In January 1965, President Lyndon B. Johnson and Prime Minister Eisaku Sato met and issued a joint communiqué recognizing their mutual concern for the health and well-being of all peoples of Asia. The U.S.-Japan Cooperative Medical Science Program (U.S.-Japan CMSP) was founded in accordance with this communiqué. The United States and Japan agreed to undertake an expanded, cooperative research effort in the medical sciences, concentrating on health problems in Southeast Asia. The relevant regions in Asia are not specifically delineated, but are generally understood to include the Republic of Korea in the north, India and Pakistan to the west, and other intervening nations in the broad Pacific Basin. Since 1968, NIAID has served as the Secretariat of the program.
Each country appoints prominent biomedical scientists as delegates to a Joint U.S.-Japan CMSP Committee (Joint Committee). The delegates review the program's objectives, operations, and accomplishments. The role of the Joint Committee is to advise its respective governments on the scope, direction, and other broad aspects of the program and to develop review procedures necessary to ensure fulfillment of the objectives for which the program was established. Through annual meetings, the Joint Committee establishes and changes policy and reviews programs in accordance with prescribed criteria.
In 1965, the areas initially selected for study in the U.S.-Japan CMSP were cholera, leprosy, parasitic diseases, tuberculosis, and viral diseases. Today, the scope of the program has expanded considerably, with nine panels and one board of scientific experts from each country overseeing research activities in the following areas:
The program’s panels and board function under specific guidelines that are modified as health concerns change, research advances, and scientific capabilities expand.
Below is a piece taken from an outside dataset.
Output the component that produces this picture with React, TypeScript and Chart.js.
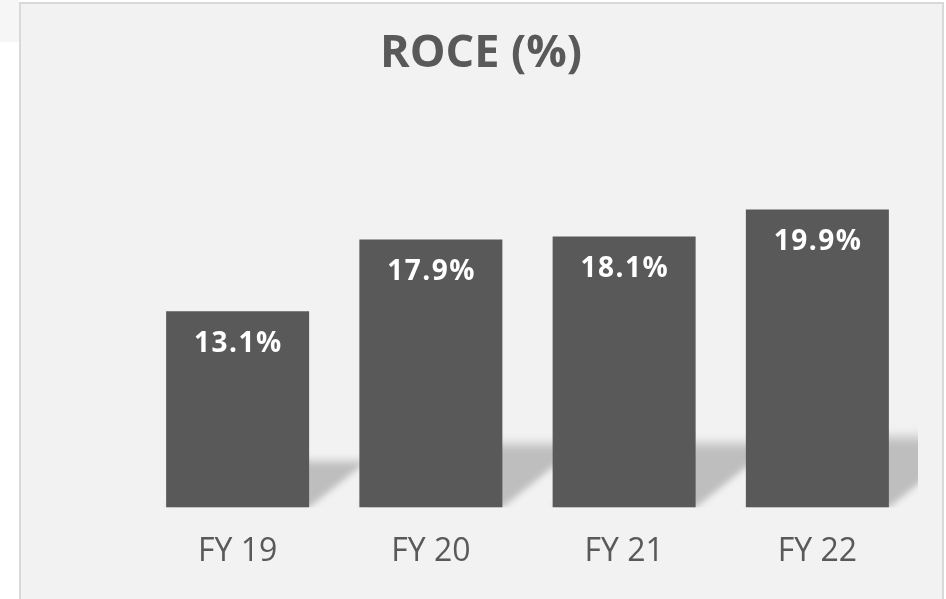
import React, { useEffect, useRef } from "react";
import { Chart, registerables } from "chart.js";

Chart.register(...registerables);

const categories = ["FY 19", "FY 20", "FY 21", "FY 22"];
const roceValues = [13.1, 17.9, 18.1, 19.9];
const valueLabels = ["13.1%", "17.9%", "18.1%", "19.9%"];
const titleText = "ROCE (%)";
const yMin = 0;
const yMax = 25;

const BAR_COLOR = "#595959";
const TEXT_COLOR = "#595959";
const FONT = "'Open Sans', 'Noto Sans', sans-serif";

const shadowPlugin = {
  id: "barShadow",
  beforeDatasetsDraw(chart: any) {
    const ctx = chart.ctx as CanvasRenderingContext2D;
    const area = chart.chartArea;
    const meta = chart.getDatasetMeta(0);
    ctx.save();
    ctx.beginPath();
    ctx.rect(area.left, area.top, area.right - area.left + 4, area.bottom - area.top);
    ctx.clip();
    ctx.filter = "blur(3px)";
    meta.data.forEach((bar: any) => {
      const p = bar.getProps(["x", "y", "base", "width"], true);
      const L = p.x - p.width / 2;
      const R = p.x + p.width / 2;
      const B = p.base;
      const H = B - p.y;
      const h = 0.26 * H;
      const k = 1.25;
      const g = ctx.createLinearGradient(0, B - h, 0, B);
      g.addColorStop(0, "rgba(190,190,190,0)");
      g.addColorStop(0.18, "rgba(190,190,190,1)");
      g.addColorStop(1, "rgba(190,190,190,1)");
      ctx.fillStyle = g;
      ctx.beginPath();
      ctx.moveTo(L, B);
      ctx.lineTo(R, B);
      ctx.lineTo(R + k * h, B - h);
      ctx.lineTo(L + k * h, B - h);
      ctx.closePath();
      ctx.fill();
    });
    ctx.restore();
  },
};

const labelPlugin = {
  id: "valueLabels",
  afterDatasetsDraw(chart: any) {
    const ctx = chart.ctx as CanvasRenderingContext2D;
    const meta = chart.getDatasetMeta(0);
    ctx.save();
    ctx.fillStyle = "#ffffff";
    ctx.font = `bold 28px ${FONT}`;
    (ctx as any).letterSpacing = "1.5px";
    ctx.textAlign = "center";
    ctx.textBaseline = "middle";
    meta.data.forEach((bar: any, i: number) => {
      const p = bar.getProps(["x", "y"], true);
      ctx.fillText(valueLabels[i], p.x + 0.75, p.y + 33);
    });
    ctx.restore();
  },
};

const hiddenAxis = (width: number, position: "left" | "right") => ({
  display: true,
  position,
  grid: { display: false, drawTicks: false },
  border: { display: false },
  ticks: { display: false },
  afterFit(scale: any) {
    scale.width = width;
  },
});

export default function App() {
  const canvasRef = useRef<HTMLCanvasElement | null>(null);

  useEffect(() => {
    if (!canvasRef.current) return;
    const chart = new Chart(canvasRef.current, {
      type: "bar",
      data: {
        labels: categories,
        datasets: [
          {
            data: roceValues,
            backgroundColor: BAR_COLOR,
            borderWidth: 0,
            categoryPercentage: 1,
            barPercentage: 0.74,
            yAxisID: "y",
          },
        ],
      },
      options: {
        animation: false,
        responsive: false,
        maintainAspectRatio: false,
        layout: { padding: { left: 16, right: 0, top: 0, bottom: 3 } },
        plugins: {
          legend: { display: false },
          tooltip: { enabled: false },
          title: {
            display: true,
            text: titleText,
            color: TEXT_COLOR,
            font: { family: FONT, size: 45, weight: "bold" },
            padding: { top: 27, bottom: 52 },
          },
        },
        scales: {
          x: {
            grid: { display: false, drawTicks: false },
            border: { display: false },
            ticks: {
              color: TEXT_COLOR,
              font: { family: FONT, size: 32 },
              padding: 25,
            },
          },
          y: {
            ...hiddenAxis(125, "left"),
            min: yMin,
            max: yMax,
          },
          y2: {
            ...hiddenAxis(32, "right"),
            min: yMin,
            max: yMax,
          },
        },
      },
      plugins: [shadowPlugin, labelPlugin],
    });
    return () => chart.destroy();
  }, []);

  return (
    <div style={{ position: "fixed", left: 0, top: 0, width: 946, height: 599, background: "#ffffff", overflow: "hidden" }}>
      <div style={{ position: "absolute", left: 0, top: 0, width: 19, height: 42, background: "#f6f6f6" }} />
      <div
        style={{
          position: "absolute",
          left: 19,
          top: 2,
          width: 921,
          height: 620,
          background: "#f2f2f2",
          border: "2px solid #d9d9d9",
        }}
      />
      <canvas
        ref={canvasRef}
        width={946}
        height={599}
        style={{ position: "absolute", left: 0, top: 0, width: 946, height: 599 }}
      />
    </div>
  );
}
Important scientific and medical advances made by the U.S.-Japan CMSP include the development and testing of oral rehydration to treat cholera and other diarrheal diseases; developing new or improved vaccines for cholera, hepatitis B viruses, and rotaviruses; identifying the antiparasitic drug ivermectin as an effective treatment for filariasis; and developing more effective methods for the diagnosis and treatment of leprosy.
Other significant achievements of the U.S.-Japan CMSP include its sponsorship of international meetings, workshops, and conferences on health issues of concern to the countries of the Pacific Rim. For example, the Regional Conferences on “Emerging Infectious Diseases in the Pacific Rim” began in 1996 and has been held annually ever since. These conferences are designed to draw attention to the importance of emerging infectious diseases, to serve as a clearinghouse of scientific and public health information on these diseases, and to identify areas of research that need additional emphasis or support.
Another hallmark contribution of the U.S.-Japan CMSP is its continuing role in fostering the exchange of scientists between the United States and Japan, which enriches the training of young scientists and leads to important collaborative research. The U.S.-Japan CMSP also seeks research collaborations in developing countries in Southeast Asia on health topics of mutual interest.
Funding for the U.S.-Japan CMSP is provided by each country. In Japan, the Ministry of Foreign Affairs; the Ministry of Health, Labour, and Welfare; and the Ministry of Education, Culture, Sports, Science, and Technology fund the program. In the United States, the National Institutes of Health and the U.S. Department of State support the program.
The results of sponsored research activities are presented and discussed at annual workshops and conferences of the joint panels and boards and at the annual meeting of the joint committee. The activities of the U.S.-Japan CMSP are summarized and published every five years.